═════ DATA EXTRACT

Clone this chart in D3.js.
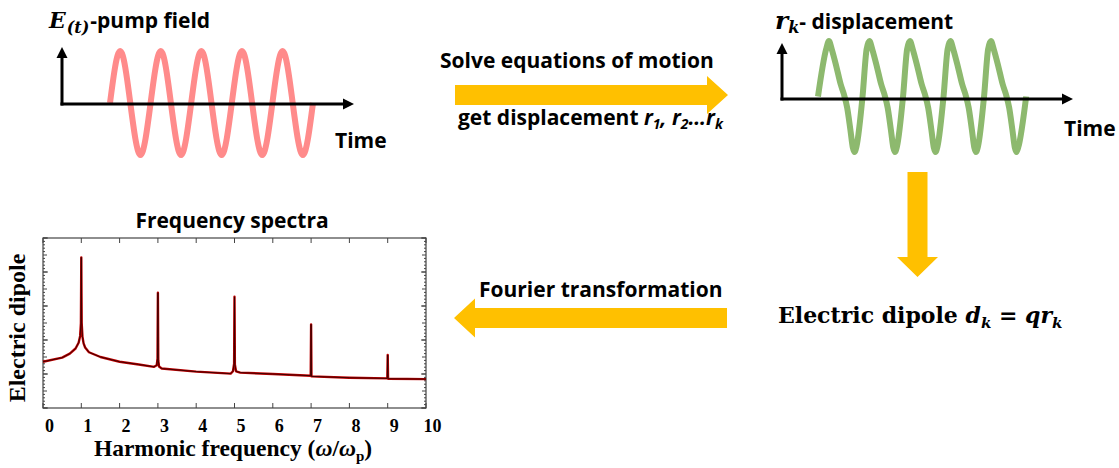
<!DOCTYPE html>
<html>
<head>
<meta charset="utf-8">
<script src="https://cdn.jsdelivr.net/npm/d3@7"></script>
<style>
  html, body { margin: 0; padding: 0; background: #fff; }
  svg { display: block; }
  .sans { font-family: "Open Sans", sans-serif; font-weight: 700; fill: #000; }
  .times { font-family: "Liberation Serif", "Times New Roman", serif; font-weight: 700; fill: #000; }
  .cambria { font-family: "DejaVu Serif", serif; font-weight: 700; fill: #000; }
</style>
</head>
<body>
<div id="chart"></div>
<script>
// spectrum: harmonic frequency (w/wp) and log10 of electric dipole amplitude
const freq = [0, 0.5, 0.7, 0.85, 0.93, 0.97, 0.99, 1.0, 1.01, 1.03, 1.06, 1.1, 1.2, 1.5, 2.0, 2.5,
    2.9, 2.97, 2.99, 3.0, 3.01, 3.03, 3.1, 4.0, 4.9, 4.96, 4.99, 5.0, 5.01, 5.04, 5.15, 6.0,
    6.99, 7.0, 7.01, 8.0, 8.99, 9.0, 9.01, 10];
const dipole = [-3.64, -3.52, -3.40, -3.25, -3.08, -2.88, -2.5, -0.57, -2.5, -2.9, -3.1, -3.22, -3.36, -3.5, -3.64, -3.72,
    -3.79, -3.74, -3.55, -1.61, -3.6, -3.78, -3.84, -3.93, -3.99, -3.92, -3.7, -1.73, -3.72, -3.92, -3.96, -4.0,
    -4.05, -2.54, -4.07, -4.11, -4.13, -3.44, -4.14, -4.15];
const freqTicks = [0, 1, 2, 3, 4, 5, 6, 7, 8, 9, 10];

// pump field sketch: time in periods, normalised field
const pumpTime = [0, 0.25, 0.5, 0.75, 1, 1.25, 1.5, 1.75, 2, 2.25, 2.5, 2.75, 3, 3.25, 3.5, 3.75, 4, 4.25, 4.5, 4.75, 5];
const pumpField = [0, 1, 0, -1, 0, 1, 0, -1, 0, 1, 0, -1, 0, 1, 0, -1, 0, 1, 0, -1, 0];

// displacement sketch: time in periods, normalised displacement
const dispTime = [0,
    0.2, 0.27, 0.34, 0.46, 0.56, 0.64, 0.72, 0.8, 0.86, 0.9, 0.95,
    1.1, 1.2, 1.27, 1.34, 1.46, 1.56, 1.64, 1.72, 1.8, 1.86, 1.9, 1.95,
    2.1, 2.2, 2.27, 2.34, 2.46, 2.56, 2.64, 2.72, 2.8, 2.86, 2.9, 2.95,
    3.1, 3.2, 3.27, 3.34, 3.46, 3.56, 3.64, 3.72, 3.8, 3.86, 3.9, 3.95,
    4.1, 4.2, 4.27, 4.34, 4.46, 4.56, 4.64, 4.72, 4.8, 4.86, 4.9, 4.95,
    5.14];
const dispValue = [0,
    0.85, 1, 0.85, 0.52, 0.22, 0.04, -0.2, -0.6, -0.92, -1, -0.9,
    0, 0.85, 1, 0.85, 0.52, 0.22, 0.04, -0.2, -0.6, -0.92, -1, -0.9,
    0, 0.85, 1, 0.85, 0.52, 0.22, 0.04, -0.2, -0.6, -0.92, -1, -0.9,
    0, 0.85, 1, 0.85, 0.52, 0.22, 0.04, -0.2, -0.6, -0.92, -1, -0.9,
    0, 0.85, 1, 0.85, 0.52, 0.22, 0.04, -0.2, -0.6, -0.92, -1, -0.9,
    0];

const width = 1119;
const height = 468;
const yellow = "#FFC000";

const svg = d3.select("#chart")
    .append("svg")
    .attr("width", width)
    .attr("height", height);

svg.append("rect").attr("width", width).attr("height", height).attr("fill", "#fff");

// black axis with a small arrow head
function axisArrow(x1, y1, x2, y2) {
    const ang = Math.atan2(y2 - y1, x2 - x1) * 180 / Math.PI;
    const len = Math.hypot(x2 - x1, y2 - y1);
    const g = svg.append("g").attr("transform", `translate(${x1},${y1}) rotate(${ang})`);
    g.append("line").attr("x1", 0).attr("y1", 0).attr("x2", len - 9).attr("y2", 0)
        .attr("stroke", "#000").attr("stroke-width", 3);
    g.append("path").attr("d", `M${len},0 L${len - 11},-5.5 L${len - 11},5.5 Z`).attr("fill", "#000");
}

// thick yellow block arrow
function blockArrow(x1, y1, x2, y2, shaftW, headW, headL) {
    const ang = Math.atan2(y2 - y1, x2 - x1) * 180 / Math.PI;
    const len = Math.hypot(x2 - x1, y2 - y1);
    const s = shaftW / 2, h = headW / 2, b = len - headL;
    svg.append("path")
        .attr("transform", `translate(${x1},${y1}) rotate(${ang})`)
        .attr("d", `M0,${-s} L${b},${-s} L${b},${-h} L${len},0 L${b},${h} L${b},${s} L0,${s} Z`)
        .attr("fill", yellow);
}

function addSpans(text, parts) {
    parts.forEach(p => {
        const t = text.append("tspan").text(p.t);
        if (p.cls) t.attr("class", p.cls);
        if (p.size) t.attr("font-size", p.size);
        if (p.italic) t.attr("font-style", "italic");
        if (p.dy) t.attr("dy", p.dy);
        if (p.dx) t.attr("dx", p.dx);
    });
}

// ---- pump field panel ----
const px = d3.scaleLinear().domain([0, 5]).range([110, 313]);
const py = d3.scaleLinear().domain([-1, 1]).range([155, 51]);
svg.append("path")
    .datum(pumpTime.map((t, i) => [t, pumpField[i]]))
    .attr("d", d3.line().x(d => px(d[0])).y(d => py(d[1])).curve(d3.curveNatural))
    .attr("fill", "none").attr("stroke", "#ff8b8b").attr("stroke-width", 6);
axisArrow(62, 105.5, 62, 47);
axisArrow(60.5, 104, 354, 104);

const t1 = svg.append("text").attr("x", 49).attr("y", 28);
addSpans(t1, [
    { t: "E", cls: "cambria", size: 22, italic: true },
    { t: "(t)", cls: "cambria", size: 16, italic: true, dy: 5, dx: 1 },
    { t: "-pump field", cls: "sans", size: 21, dy: -5, dx: 1 }
]);
svg.append("text").attr("class", "sans").attr("font-size", 21).attr("x", 335).attr("y", 148).text("Time");

// ---- displacement panel ----
const dx = d3.scaleLinear().domain([0, 5]).range([818, 1020.5]);
const dy = d3.scaleLinear().domain([-1, 1]).range([152, 41]);
svg.append("path")
    .datum(dispTime.map((t, i) => [t, dispValue[i]]))
    .attr("d", d3.line().x(d => dx(d[0])).y(d => dy(d[1])).curve(d3.curveMonotoneX))
    .attr("fill", "none").attr("stroke", "#8db96e").attr("stroke-width", 6);
axisArrow(782, 100.5, 782, 43);
axisArrow(780.5, 99, 1073, 99);

const t2 = svg.append("text").attr("x", 775).attr("y", 29);
addSpans(t2, [
    { t: "r", cls: "cambria", size: 25, italic: true },
    { t: "k", cls: "cambria", size: 16, italic: true, dy: 4 },
    { t: "- displacement", cls: "sans", size: 21, dy: -4 }
]);
svg.append("text").attr("class", "sans").attr("font-size", 21).attr("x", 1064).attr("y", 136).text("Time");

// ---- flow arrows ----
blockArrow(455, 95, 728, 95, 20, 38, 21);
blockArrow(917.5, 172, 917.5, 277, 20, 41, 20);
blockArrow(727, 318, 454, 318, 20, 39, 21);

svg.append("text").attr("class", "sans").attr("font-size", 21).attr("x", 440).attr("y", 68)
    .text("Solve equations of motion");
const t3 = svg.append("text").attr("class", "sans").attr("font-size", 21).attr("x", 458).attr("y", 125);
addSpans(t3, [
    { t: "get displacement " },
    { t: "r", italic: true },
    { t: "1", italic: true, size: 14, dy: 4 },
    { t: ", ", italic: true, dy: -4 },
    { t: "r", italic: true },
    { t: "2", italic: true, size: 14, dy: 4 },
    { t: "…", italic: true, dy: -4 },
    { t: "r", italic: true },
    { t: "k", italic: true, size: 14, dy: 4 }
]);
svg.append("text").attr("class", "sans").attr("font-size", 21).attr("x", 479).attr("y", 297)
    .text("Fourier transformation");

const t4 = svg.append("text").attr("class", "cambria").attr("font-size", 22).attr("x", 778).attr("y", 323);
addSpans(t4, [
    { t: "Electric dipole " },
    { t: "d", italic: true },
    { t: "k", italic: true, size: 15, dy: 5 },
    { t: " = ", dy: -5 },
    { t: "q", italic: true },
    { t: "r", italic: true },
    { t: "k", italic: true, size: 15, dy: 5 }
]);

// ---- frequency spectra plot ----
const x = d3.scaleLinear().domain([0, 10]).range([43, 426]);
const y = d3.scaleLinear().domain([-5, 0]).range([408, 238]);

const plot = svg.append("g");
const frameColor = "#444";
plot.append("rect")
    .attr("x", x(0)).attr("y", y(0))
    .attr("width", x(10) - x(0)).attr("height", y(-5) - y(0))
    .attr("fill", "none").attr("stroke", frameColor).attr("stroke-width", 1.2);

const yMinor = d3.range(-5, 0.001, 0.1);
const yMajor = d3.range(-5, 0.001, 1);
[x(0), x(10)].forEach((xx, side) => {
    const dir = side === 0 ? 1 : -1;
    plot.selectAll(null).data(yMinor).enter().append("line")
        .attr("x1", xx).attr("x2", d => xx + dir * (Math.abs(d * 2 - Math.round(d * 2)) < 0.01 ? 4 : 2))
        .attr("y1", d => y(d)).attr("y2", d => y(d))
        .attr("stroke", frameColor).attr("stroke-width", 1);
    plot.selectAll(null).data(yMajor).enter().append("line")
        .attr("x1", xx).attr("x2", xx + dir * 5)
        .attr("y1", d => y(d)).attr("y2", d => y(d))
        .attr("stroke", frameColor).attr("stroke-width", 1);
});
[y(-5), y(0)].forEach((yy, side) => {
    const dir = side === 0 ? -1 : 1;
    plot.selectAll(null).data(freqTicks).enter().append("line")
        .attr("x1", d => x(d)).attr("x2", d => x(d))
        .attr("y1", yy).attr("y2", yy + dir * 5)
        .attr("stroke", frameColor).attr("stroke-width", 1);
});

const xLabels = d3.axisBottom(x).tickValues(freqTicks).tickSize(0).tickPadding(0);
const xl = plot.append("g").attr("transform", "translate(6,418)").call(xLabels);
xl.select(".domain").remove();
xl.selectAll("text").attr("class", "times").attr("font-size", 18).attr("dy", 0).attr("y", 14);

const spec = freq.map((f, i) => [f, dipole[i]]);
const specLine = d3.line().x(d => x(d[0])).y(d => y(d[1]));
plot.append("path").datum(spec).attr("d", specLine)
    .attr("fill", "none").attr("stroke", "#c00000").attr("stroke-width", 2.4).attr("stroke-linejoin", "round");
plot.append("path").datum(spec).attr("d", specLine)
    .attr("fill", "none").attr("stroke", "#300000").attr("stroke-width", 0.9);

svg.append("text").attr("class", "sans").attr("font-size", 21).attr("text-anchor", "middle")
    .attr("x", 232).attr("y", 228).text("Frequency spectra");

svg.append("text").attr("class", "times").attr("font-size", 24).attr("text-anchor", "middle")
    .attr("transform", "translate(25,328) rotate(-90)").text("Electric dipole");

const t5 = svg.append("text").attr("class", "times").attr("font-size", 23.5).attr("text-anchor", "middle")
    .attr("x", 233).attr("y", 456);
addSpans(t5, [
    { t: "Harmonic frequency (" },
    { t: "ω", italic: true },
    { t: "/" },
    { t: "ω", italic: true },
    { t: "p", size: 15, dy: 5 },
    { t: ")", dy: -5 }
]);
</script>
</body>
</html>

══════════

Each line from the top of the material through the line containing "0, 1, 0, -1, 0];" should be reproduced exactly; please drop any images.

Clone this chart in D3.js.
<!DOCTYPE html>
<html>
<head>
<meta charset="utf-8">
<script src="https://cdn.jsdelivr.net/npm/d3@7"></script>
<style>
  html, body { margin: 0; padding: 0; background: #fff; }
  svg { display: block; }
  .sans { font-family: "Open Sans", sans-serif; font-weight: 700; fill: #000; }
  .times { font-family: "Liberation Serif", "Times New Roman", serif; font-weight: 700; fill: #000; }
  .cambria { font-family: "DejaVu Serif", serif; font-weight: 700; fill: #000; }
</style>
</head>
<body>
<div id="chart"></div>
<script>
// spectrum: harmonic frequency (w/wp) and log10 of electric dipole amplitude
const freq = [0, 0.5, 0.7, 0.85, 0.93, 0.97, 0.99, 1.0, 1.01, 1.03, 1.06, 1.1, 1.2, 1.5, 2.0, 2.5,
    2.9, 2.97, 2.99, 3.0, 3.01, 3.03, 3.1, 4.0, 4.9, 4.96, 4.99, 5.0, 5.01, 5.04, 5.15, 6.0,
    6.99, 7.0, 7.01, 8.0, 8.99, 9.0, 9.01, 10];
const dipole = [-3.64, -3.52, -3.40, -3.25, -3.08, -2.88, -2.5, -0.57, -2.5, -2.9, -3.1, -3.22, -3.36, -3.5, -3.64, -3.72,
    -3.79, -3.74, -3.55, -1.61, -3.6, -3.78, -3.84, -3.93, -3.99, -3.92, -3.7, -1.73, -3.72, -3.92, -3.96, -4.0,
    -4.05, -2.54, -4.07, -4.11, -4.13, -3.44, -4.14, -4.15];
const freqTicks = [0, 1, 2, 3, 4, 5, 6, 7, 8, 9, 10];

// pump field sketch: time in periods, normalised field
const pumpTime = [0, 0.25, 0.5, 0.75, 1, 1.25, 1.5, 1.75, 2, 2.25, 2.5, 2.75, 3, 3.25, 3.5, 3.75, 4, 4.25, 4.5, 4.75, 5];
const pumpField = [0, 1, 0, -1, 0, 1, 0, -1, 0, 1, 0, -1, 0, 1, 0, -1, 0, 1, 0, -1, 0];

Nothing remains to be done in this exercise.